What to do: Can you set down, exactly as they appear below, the lines from the opening of the material through the one bearing "zorder=5, clip_on=False)", minus the pictures?

Provided data:

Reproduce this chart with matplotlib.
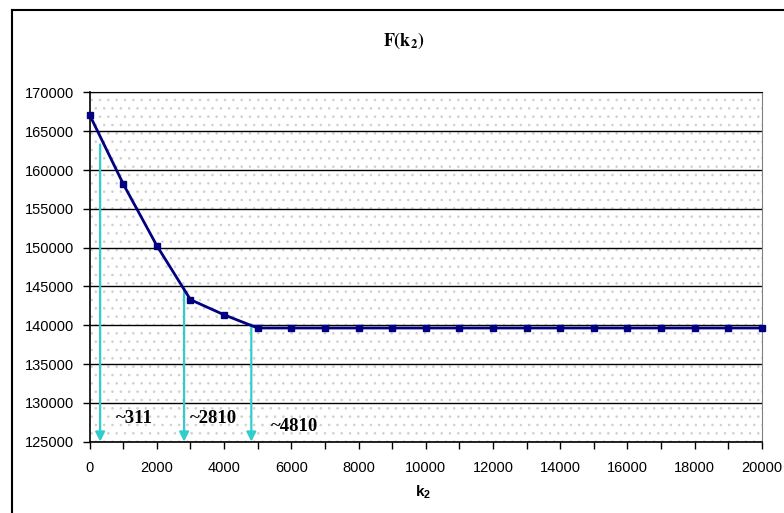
import matplotlib.pyplot as plt
from matplotlib.patches import Rectangle
from matplotlib.lines import Line2D

# dati
k2 = [0, 1000, 2000, 3000, 4000, 5000, 6000, 7000, 8000, 9000, 10000,
      11000, 12000, 13000, 14000, 15000, 16000, 17000, 18000, 19000, 20000]
F = [167100, 158200, 150250, 143300, 141350, 139650, 139650, 139650, 139650,
     139650, 139650, 139650, 139650, 139650, 139650, 139650, 139650, 139650,
     139650, 139650, 139650]

# frecce (posizione, valore di partenza) ed etichette
arrow_x = [311, 2810, 4810]
arrow_top = [163300, 144800, 140100]
arrow_labels = ["~311", "~2810", "~4810"]
label_pos = [(780, 127370), (2990, 127450), (5390, 126420)]

plt.rcParams["hatch.linewidth"] = 0.6
plt.rcParams["mathtext.fontset"] = "custom"
plt.rcParams["mathtext.rm"] = "Liberation Sans"
plt.rcParams["mathtext.bf"] = "Liberation Sans:bold"

fig = plt.figure(figsize=(7.84, 5.13), dpi=100)
ax = fig.add_axes([0.1144, 0.139, 0.8572, 0.6807])

# sfondo punteggiato
bg = Rectangle((0, 0), 1, 1, transform=ax.transAxes, facecolor="white",
               edgecolor="#cfcfcf", linewidth=0, hatch="..", zorder=0)
ax.add_patch(bg)

ax.set_xlim(0, 20000)
ax.set_ylim(125000, 170000)
ax.set_yticks(range(125000, 170001, 5000))
ax.set_xticks(range(0, 20001, 2000))
ax.set_xticks(range(0, 20001, 1000), minor=True)
ax.yaxis.grid(True, color="black", linewidth=1.0)
ax.set_axisbelow(True)

ax.tick_params(axis="both", direction="out", length=5, width=1, pad=6,
               labelsize=10.5, colors="black")
ax.tick_params(axis="x", which="minor", direction="out", length=5, width=1)
ax.tick_params(axis="x", pad=9)
for lab in ax.get_xticklabels() + ax.get_yticklabels():
    lab.set_fontfamily("Liberation Sans")

for s in ["left", "bottom"]:
    ax.spines[s].set_color("black")
    ax.spines[s].set_linewidth(1.2)
ax.spines["right"].set_color("#808080")
ax.spines["top"].set_color("black")

ax.plot(k2, F, color="#000080", linewidth=2, marker="s", markersize=5,
        zorder=5, clip_on=False)

for x, top in zip(arrow_x, arrow_top):
    ax.annotate("", xy=(x, 125000), xytext=(x, top),
                arrowprops=dict(arrowstyle="-|>", color="#33CCCC", lw=1.6,
                                mutation_scale=14, shrinkA=0, shrinkB=0),
                zorder=4)

for txt, (x, y) in zip(arrow_labels, label_pos):
    ax.text(x, y, txt, fontsize=13.5, fontweight="bold",
            fontfamily="Liberation Serif", ha="left", va="baseline")

fig.text(0.515, 0.92, r"$\mathbf{F(k_2)}$", fontsize=13,
         math_fontfamily="stix", ha="center", va="center")
fig.text(0.539, 0.04, r"$\mathbf{k_2}$", fontsize=11,
         math_fontfamily="custom", ha="center", va="center")

# cornice esterna
fig.add_artist(Line2D([12 / 784, 1], [1 - 10 / 513, 1 - 10 / 513],
                      transform=fig.transFigure, color="black", linewidth=1.5))
fig.add_artist(Line2D([12 / 784, 12 / 784], [0, 1 - 10 / 513],
                      transform=fig.transFigure, color="black", linewidth=1.5))

fig.savefig("out.png", dpi=100)
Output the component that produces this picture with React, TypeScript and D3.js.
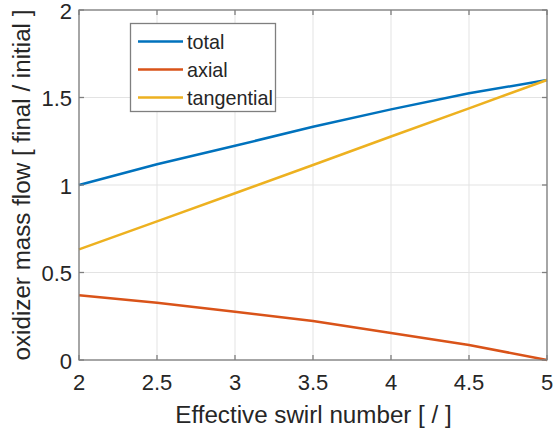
import React from "react";
import * as d3 from "d3";

// Effective swirl number samples
const swirl = [2, 2.5, 3, 3.5, 4, 4.5, 5];
// Oxidizer mass flow ratios (final / initial)
const total = [1.0, 1.119, 1.224, 1.333, 1.432, 1.524, 1.6];
const axial = [0.37, 0.327, 0.276, 0.223, 0.154, 0.086, 0.0];
const tangential = [0.632, 0.792, 0.953, 1.114, 1.277, 1.438, 1.6];

const seriesNames = ["total", "axial", "tangential"];
const seriesColors = ["#0072BD", "#D95319", "#EDB120"];

const xTicks = [2, 2.5, 3, 3.5, 4, 4.5, 5];
const yTicks = [0, 0.5, 1, 1.5, 2];

const W = 554;
const H = 432;
const M = { left: 79, right: 547, top: 10, bottom: 360 };
const FONT = "'Liberation Sans', Arial, Helvetica, sans-serif";
const TEXT = "#262626";
const AXIS = "#7f7f7f";
const TICK_FS = 22;
const LABEL_FS = 24.2;
const LEGEND_FS = 19.8;

export default function App() {
  const x = d3.scaleLinear().domain([2, 5]).range([M.left, M.right]);
  const y = d3.scaleLinear().domain([0, 2]).range([M.bottom, M.top]);
  const line = d3
    .line<[number, number]>()
    .x((d) => x(d[0]))
    .y((d) => y(d[1]));
  const allSeries = [total, axial, tangential];
  const fmt = (v: number) => String(v);
  const tick = 5;

  return (
    <svg
      width={W}
      height={H}
      style={{ position: "absolute", left: 0, top: 0, background: "#fff" }}
      fontFamily={FONT}
    >
      <rect x={0} y={0} width={W} height={H} fill="#fff" />
      {/* grid */}
      {xTicks.map((t) => (
        <line key={"gx" + t} x1={x(t)} x2={x(t)} y1={M.top} y2={M.bottom} stroke="#e3e3e3" strokeWidth={1} />
      ))}
      {yTicks.map((t) => (
        <line key={"gy" + t} x1={M.left} x2={M.right} y1={y(t)} y2={y(t)} stroke="#e3e3e3" strokeWidth={1} />
      ))}
      {/* data lines */}
      {allSeries.map((vals, i) => (
        <path
          key={seriesNames[i]}
          d={line(swirl.map((s, j) => [s, vals[j]] as [number, number])) || ""}
          fill="none"
          stroke={seriesColors[i]}
          strokeWidth={2.5}
        />
      ))}
      {/* axes box */}
      <rect
        x={M.left}
        y={M.top}
        width={M.right - M.left}
        height={M.bottom - M.top}
        fill="none"
        stroke={AXIS}
        strokeWidth={1.3}
      />
      {/* ticks */}
      {xTicks.map((t) => (
        <g key={"tx" + t}>
          <line x1={x(t)} x2={x(t)} y1={M.bottom} y2={M.bottom - tick} stroke={AXIS} strokeWidth={1.3} />
          <line x1={x(t)} x2={x(t)} y1={M.top} y2={M.top + tick} stroke={AXIS} strokeWidth={1.3} />
          <text x={x(t)} y={390} textAnchor="middle" fontSize={TICK_FS} fill={TEXT}>
            {fmt(t)}
          </text>
        </g>
      ))}
      {yTicks.map((t) => (
        <g key={"ty" + t}>
          <line x1={M.left} x2={M.left + tick} y1={y(t)} y2={y(t)} stroke={AXIS} strokeWidth={1.3} />
          <line x1={M.right} x2={M.right - tick} y1={y(t)} y2={y(t)} stroke={AXIS} strokeWidth={1.3} />
          <text x={72} y={y(t) + 8.5} textAnchor="end" fontSize={TICK_FS} fill={TEXT}>
            {fmt(t)}
          </text>
        </g>
      ))}
      {/* axis labels */}
      <text x={(M.left + M.right) / 2 + 0.5} y={423} textAnchor="middle" fontSize={LABEL_FS} fill={TEXT}>
        Effective swirl number [ / ]
      </text>
      <text
        transform={`translate(30, ${(M.top + M.bottom) / 2}) rotate(-90)`}
        textAnchor="middle"
        fontSize={LABEL_FS}
        fill={TEXT}
      >
        oxidizer mass flow [ final / initial ]
      </text>
      {/* legend */}
      <g>
        <rect x={130.5} y={23.5} width={145} height={88} fill="#fff" stroke={AXIS} strokeWidth={1.3} />
        {seriesNames.map((n, i) => (
          <g key={"lg" + n}>
            <line x1={138} x2={183} y1={41.5 + i * 28} y2={41.5 + i * 28} stroke={seriesColors[i]} strokeWidth={2.5} />
            <text x={187} y={41.5 + i * 28 + 7} fontSize={LEGEND_FS} fill={TEXT}>
              {n}
            </text>
          </g>
        ))}
      </g>
    </svg>
  );
}
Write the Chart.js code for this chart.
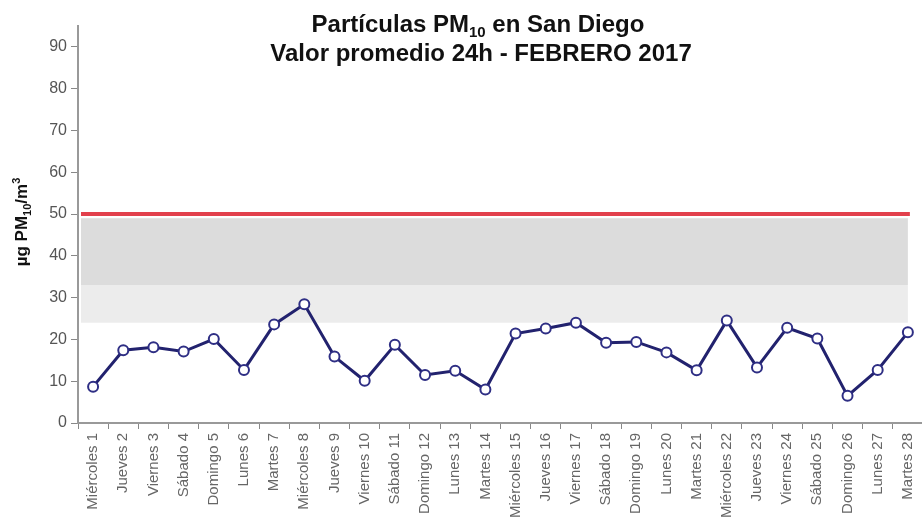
<!DOCTYPE html>
<html><head><meta charset="utf-8">
<script src="https://cdn.jsdelivr.net/npm/chart.js@4/dist/chart.umd.min.js"></script>
<style>html,body{margin:0;padding:0;overflow:hidden;background:#fff}#wrap{position:relative;width:930px;height:531px}</style>
</head><body><div id="wrap"><canvas id="c"></canvas></div>
<script>
const categories = ["Miércoles 1","Jueves 2","Viernes 3","Sábado 4","Domingo 5","Lunes 6","Martes 7","Miércoles 8","Jueves 9","Viernes 10","Sábado 11","Domingo 12","Lunes 13","Martes 14","Miércoles 15","Jueves 16","Viernes 17","Sábado 18","Domingo 19","Lunes 20","Martes 21","Miércoles 22","Jueves 23","Viernes 24","Sábado 25","Domingo 26","Lunes 27","Martes 28"];
const pm10Values = [8.7,17.4,18.1,17.1,20.1,12.7,23.6,28.4,15.9,10.1,18.7,11.5,12.5,8.0,21.4,22.6,24.0,19.2,19.4,16.9,12.6,24.5,13.3,22.8,20.2,6.5,12.7,21.7];
const yTicks = [0,10,20,30,40,50,60,70,80,90];
const limitValue = 50;
const darkBand = [33, 49];
const lightBand = [24, 33];

const FONT = '"Liberation Sans", Arial, sans-serif';

const decor = {
  id: 'decor',
  beforeDatasetsDraw(chart) {
    const {ctx, chartArea, scales} = chart;
    const y = scales.y, x = scales.x;
    const left = chartArea.left + 3;
    const right = x.getPixelForValue(categories.length - 1);
    ctx.save();
    ctx.fillStyle = '#dcdcdc';
    ctx.fillRect(left, y.getPixelForValue(darkBand[1]), right - left, y.getPixelForValue(darkBand[0]) - y.getPixelForValue(darkBand[1]));
    ctx.fillStyle = '#ececec';
    ctx.fillRect(left, y.getPixelForValue(lightBand[1]), right - left, y.getPixelForValue(lightBand[0]) - y.getPixelForValue(lightBand[1]));
    ctx.strokeStyle = '#e2404c';
    ctx.lineWidth = 4;
    ctx.beginPath();
    const ly = y.getPixelForValue(limitValue);
    ctx.moveTo(left, ly); ctx.lineTo(right + 2, ly);
    ctx.stroke();
    ctx.restore();
  },
  afterDraw(chart) {
    const ctx = chart.ctx;
    ctx.save();
    ctx.fillStyle = '#111';
    ctx.textBaseline = 'alphabetic';
    const big = 'bold 24px ' + FONT;
    const small = 'bold 15px ' + FONT;
    const parts = [['Partículas PM', big, 0], ['10', small, 5], [' en San Diego', big, 0]];
    let w = 0;
    parts.forEach(p => { ctx.font = p[1]; w += ctx.measureText(p[0]).width; });
    let cx = 478 - w / 2;
    parts.forEach(p => { ctx.font = p[1]; ctx.fillText(p[0], cx, 32 + p[2]); cx += ctx.measureText(p[0]).width; });
    ctx.font = big;
    ctx.textAlign = 'center';
    ctx.fillText('Valor promedio 24h - FEBRERO 2017', 481, 61);
    // Y title rotated
    ctx.translate(27, 222);
    ctx.rotate(-Math.PI / 2);
    const yb = 'bold 17px ' + FONT;
    const ys = 'bold 11px ' + FONT;
    const yparts = [['µg PM', yb, 0], ['10', ys, 4], ['/m', yb, 0], ['3', ys, -7]];
    let yw = 0;
    yparts.forEach(p => { ctx.font = p[1]; yw += ctx.measureText(p[0]).width; });
    ctx.textAlign = 'left';
    let yx = -yw / 2;
    yparts.forEach(p => { ctx.font = p[1]; ctx.fillText(p[0], yx, p[2]); yx += ctx.measureText(p[0]).width; });
    ctx.restore();
  }
};

new Chart(document.getElementById('c'), {
  type: 'line',
  data: {
    labels: categories,
    datasets: [{
      data: pm10Values,
      borderColor: '#22226e',
      borderWidth: 3,
      pointRadius: 5,
      pointBorderWidth: 2,
      pointBackgroundColor: '#ffffff',
      pointBorderColor: '#2e2e84',
      tension: 0
    }]
  },
  options: {
    responsive: true,
    maintainAspectRatio: false,
    animation: false,
    layout: { padding: { top: 26, left: 0, right: 0, bottom: 0 } },
    plugins: { legend: { display: false }, title: { display: false }, tooltip: { enabled: false } },
    scales: {
      x: {
        offset: true,
        grid: { display: true, drawOnChartArea: false, offset: true, tickLength: 6, color: '#888', lineWidth: 1 },
        border: { display: true, color: '#999', width: 2 },
        ticks: { maxRotation: 90, minRotation: 90, autoSkip: false, color: '#666', font: { size: 15, family: FONT }, padding: 4 },
        afterFit(s) { s.height = 108; }
      },
      y: {
        min: 0, max: 95,
        grid: { display: true, drawOnChartArea: false, tickLength: 7, color: '#888' },
        border: { display: true, color: '#999', width: 2 },
        ticks: { stepSize: 10, color: '#555', font: { size: 16, family: FONT }, padding: 4 },
        afterBuildTicks(s) { s.ticks = yTicks.map(v => ({ value: v })); },
        afterFit(s) { s.width = 78; }
      }
    }
  },
  plugins: [decor]
});
</script></body></html>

Expected output:
Reproduce this chart with matplotlib.
import matplotlib.pyplot as plt
from matplotlib.patches import Rectangle
from matplotlib.lines import Line2D

# dati
k2 = [0, 1000, 2000, 3000, 4000, 5000, 6000, 7000, 8000, 9000, 10000,
      11000, 12000, 13000, 14000, 15000, 16000, 17000, 18000, 19000, 20000]
F = [167100, 158200, 150250, 143300, 141350, 139650, 139650, 139650, 139650,
     139650, 139650, 139650, 139650, 139650, 139650, 139650, 139650, 139650,
     139650, 139650, 139650]

# frecce (posizione, valore di partenza) ed etichette
arrow_x = [311, 2810, 4810]
arrow_top = [163300, 144800, 140100]
arrow_labels = ["~311", "~2810", "~4810"]
label_pos = [(780, 127370), (2990, 127450), (5390, 126420)]

plt.rcParams["hatch.linewidth"] = 0.6
plt.rcParams["mathtext.fontset"] = "custom"
plt.rcParams["mathtext.rm"] = "Liberation Sans"
plt.rcParams["mathtext.bf"] = "Liberation Sans:bold"

fig = plt.figure(figsize=(7.84, 5.13), dpi=100)
ax = fig.add_axes([0.1144, 0.139, 0.8572, 0.6807])

# sfondo punteggiato
bg = Rectangle((0, 0), 1, 1, transform=ax.transAxes, facecolor="white",
               edgecolor="#cfcfcf", linewidth=0, hatch="..", zorder=0)
ax.add_patch(bg)

ax.set_xlim(0, 20000)
ax.set_ylim(125000, 170000)
ax.set_yticks(range(125000, 170001, 5000))
ax.set_xticks(range(0, 20001, 2000))
ax.set_xticks(range(0, 20001, 1000), minor=True)
ax.yaxis.grid(True, color="black", linewidth=1.0)
ax.set_axisbelow(True)

ax.tick_params(axis="both", direction="out", length=5, width=1, pad=6,
               labelsize=10.5, colors="black")
ax.tick_params(axis="x", which="minor", direction="out", length=5, width=1)
ax.tick_params(axis="x", pad=9)
for lab in ax.get_xticklabels() + ax.get_yticklabels():
    lab.set_fontfamily("Liberation Sans")

for s in ["left", "bottom"]:
    ax.spines[s].set_color("black")
    ax.spines[s].set_linewidth(1.2)
ax.spines["right"].set_color("#808080")
ax.spines["top"].set_color("black")

ax.plot(k2, F, color="#000080", linewidth=2, marker="s", markersize=5,
        zorder=5, clip_on=False)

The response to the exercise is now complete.